Why separately track batch logs in a data set?


The purpose of DBRC is to insure that databases can be recovered. The required files to recover a database are image copies and logs. When DBRC=YES is specified, DBRC is notified when these files are created.

However, DLI jobs can be executed in the DBRC environment with DBRC=NO and logs may or may not be generated. If they are created, DBRC does not know about them so they would be missed in a DBRC controlled recovery.

The best practice is to always specify DBRC=YES in DLI batch jobs. DBRC will insure that a log is created and recorded. However, there is still the possibility that a DLI batch job is run with DBRC=NO. In this situation, the Batch Log Tracking function will intercept all DLI batch executions and insure that logs are generated and will capture the log information.

It insures that you have the log files needed for recovery.

BLT does not track logs beyond ensuring that Batch Backout has occurred when necessary.

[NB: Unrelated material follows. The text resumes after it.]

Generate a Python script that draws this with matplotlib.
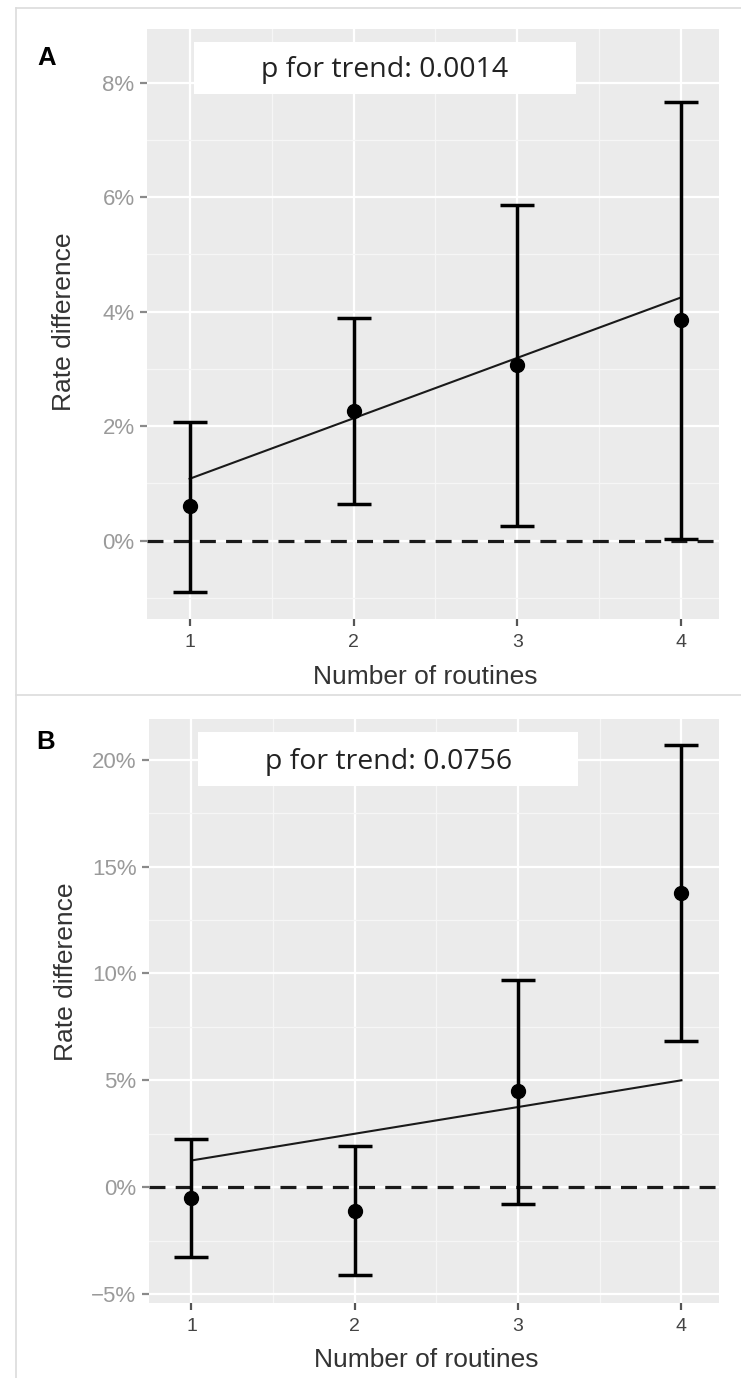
import matplotlib
matplotlib.use('Agg')
import matplotlib.pyplot as plt
from matplotlib.ticker import FixedLocator, FuncFormatter
from matplotlib.lines import Line2D

# values in percent
routines = [1, 2, 3, 4]

rd_a = [0.60, 2.27, 3.06, 3.86]
lo_a = [-0.89, 0.64, 0.26, 0.03]
hi_a = [2.08, 3.89, 5.87, 7.67]
trend_a = [1.08, 4.25]
p_a = 'p for trend: 0.0014'
yticks_a = [0, 2, 4, 6, 8]

rd_b = [-0.52, -1.10, 4.48, 13.75]
lo_b = [-3.25, -4.13, -0.77, 6.83]
hi_b = [2.25, 1.94, 9.69, 20.67]
trend_b = [1.25, 5.00]
p_b = 'p for trend: 0.0756'
yticks_b = [-5, 0, 5, 10, 15, 20]

plt.rcParams['font.family'] = ['Liberation Sans', 'DejaVu Sans']

BG = '#EBEBEB'


def pct(v, pos=None):
    return f'{v:g}%'.replace('-', '\u2212')


def panel(ax, rd, lo, hi, trend, ptxt, yticks, ylim, ylab_y, box):
    ax.set_facecolor(BG)
    for s in ax.spines.values():
        s.set_visible(False)
    ax.set_xlim(0.74, 4.23)
    ax.set_ylim(*ylim)

    step = yticks[1] - yticks[0]
    minor_y = [t - step / 2 for t in yticks] + [yticks[-1] + step / 2]
    ax.yaxis.set_major_locator(FixedLocator(yticks))
    ax.yaxis.set_minor_locator(FixedLocator(minor_y))
    ax.xaxis.set_major_locator(FixedLocator(routines))
    ax.xaxis.set_minor_locator(FixedLocator([r + 0.5 for r in routines[:-1]]))
    ax.yaxis.set_major_formatter(FuncFormatter(pct))
    ax.grid(which='major', color='white', lw=1.6)
    ax.grid(which='minor', color='#F6F6F6', lw=0.9)
    ax.set_axisbelow(True)

    ax.tick_params(axis='y', which='major', length=5, width=1.6, color='#8a8a8a',
                   labelcolor='#9a9a9a', labelsize=16, pad=4)
    ax.tick_params(axis='x', which='major', length=5, width=1.6, color='#555555',
                   labelcolor='#444444', labelsize=14, pad=6)
    ax.tick_params(which='minor', length=0)

    ax.axhline(0, color='#1a1a1a', lw=2.3, ls=(0, (5.0, 3.2)), zorder=2)
    ax.plot([routines[0], routines[-1]], trend, color='#1a1a1a', lw=1.5, zorder=3)
    yerr = [[r - l for r, l in zip(rd, lo)], [h - r for r, h in zip(rd, hi)]]
    ax.errorbar(routines, rd, yerr=yerr, fmt='o', color='black', ms=10,
                elinewidth=2.5, capsize=12.5, capthick=2.5, zorder=4)

    # white label box for the trend test
    x0, x1, y0, y1 = box
    ax.add_patch(plt.Rectangle((x0, y0), x1 - x0, y1 - y0, transform=ax.transAxes,
                               facecolor='white', edgecolor='none', zorder=5))
    ax.text((x0 + x1) / 2, (y0 + y1) / 2 - 0.004, ptxt, transform=ax.transAxes,
            ha='center', va='center', fontsize=20.5, color='#222222',
            family=['Open Sans', 'DejaVu Sans'], zorder=6)

    ax.set_ylabel('Rate difference', fontsize=19, color='#333333')
    ax.yaxis.set_label_coords(-0.145, ylab_y)
    ax.set_xlabel('Number of routines', fontsize=19, color='#333333')
    ax.xaxis.set_label_coords(0.486, -0.098)
    ax.xaxis.label.set_va('center')
    ax.yaxis.label.set_va('center')


fig = plt.figure(figsize=(7.41, 13.78), dpi=100)

# light frames of the two original sub-figures
frame = dict(color='#DCDCDC', lw=1.2, transform=fig.transFigure)
fig.add_artist(Line2D([16 / 741, 16 / 741], [0, 1 - 8 / 1378], **frame))
fig.add_artist(Line2D([16 / 741, 1], [1 - 8 / 1378, 1 - 8 / 1378], **frame))
fig.add_artist(Line2D([16 / 741, 1], [1 - 695 / 1378, 1 - 695 / 1378], **frame))

ax_a = fig.add_axes([0.1984, 0.5508, 0.7719, 0.4278])
ax_b = fig.add_axes([0.2011, 0.0544, 0.7692, 0.4238])

panel(ax_a, rd_a, lo_a, hi_a, trend_a, p_a, yticks_a, (-1.37, 8.93), 0.505,
      (0.082, 0.750, 0.891, 0.979))
panel(ax_b, rd_b, lo_b, hi_b, trend_b, p_b, yticks_b, (-5.42, 21.9), 0.568,
      (0.086, 0.753, 0.885, 0.977))

fig.text(47 / 741, 1 - 58 / 1378, 'A', fontsize=18.5, fontweight='bold',
         ha='center', va='center')
fig.text(46 / 741, 1 - 742 / 1378, 'B', fontsize=18.5, fontweight='bold',
         ha='center', va='center')

fig.savefig('out.png', dpi=100, facecolor='white')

When a job abends, an "execution record" is retained until it is either manually deleted or Batch Backout is successfully run. The existence of the execution record will keep the job from (re)running until the condition is fixed.

This processing is unnecessary when DBRC is used, but helpful when not.

Another feature of BLT that helps "bridge the gap" to get applications under DBRC is that of batch log allocation. BLT can be used to enforce standards for log allocation. For instance, the JCL DD DUMMY allocations can be deallocated and proper logs dynamically allocated. This is often easier to enforce using BLT than finding/changing JCL decks in many instances.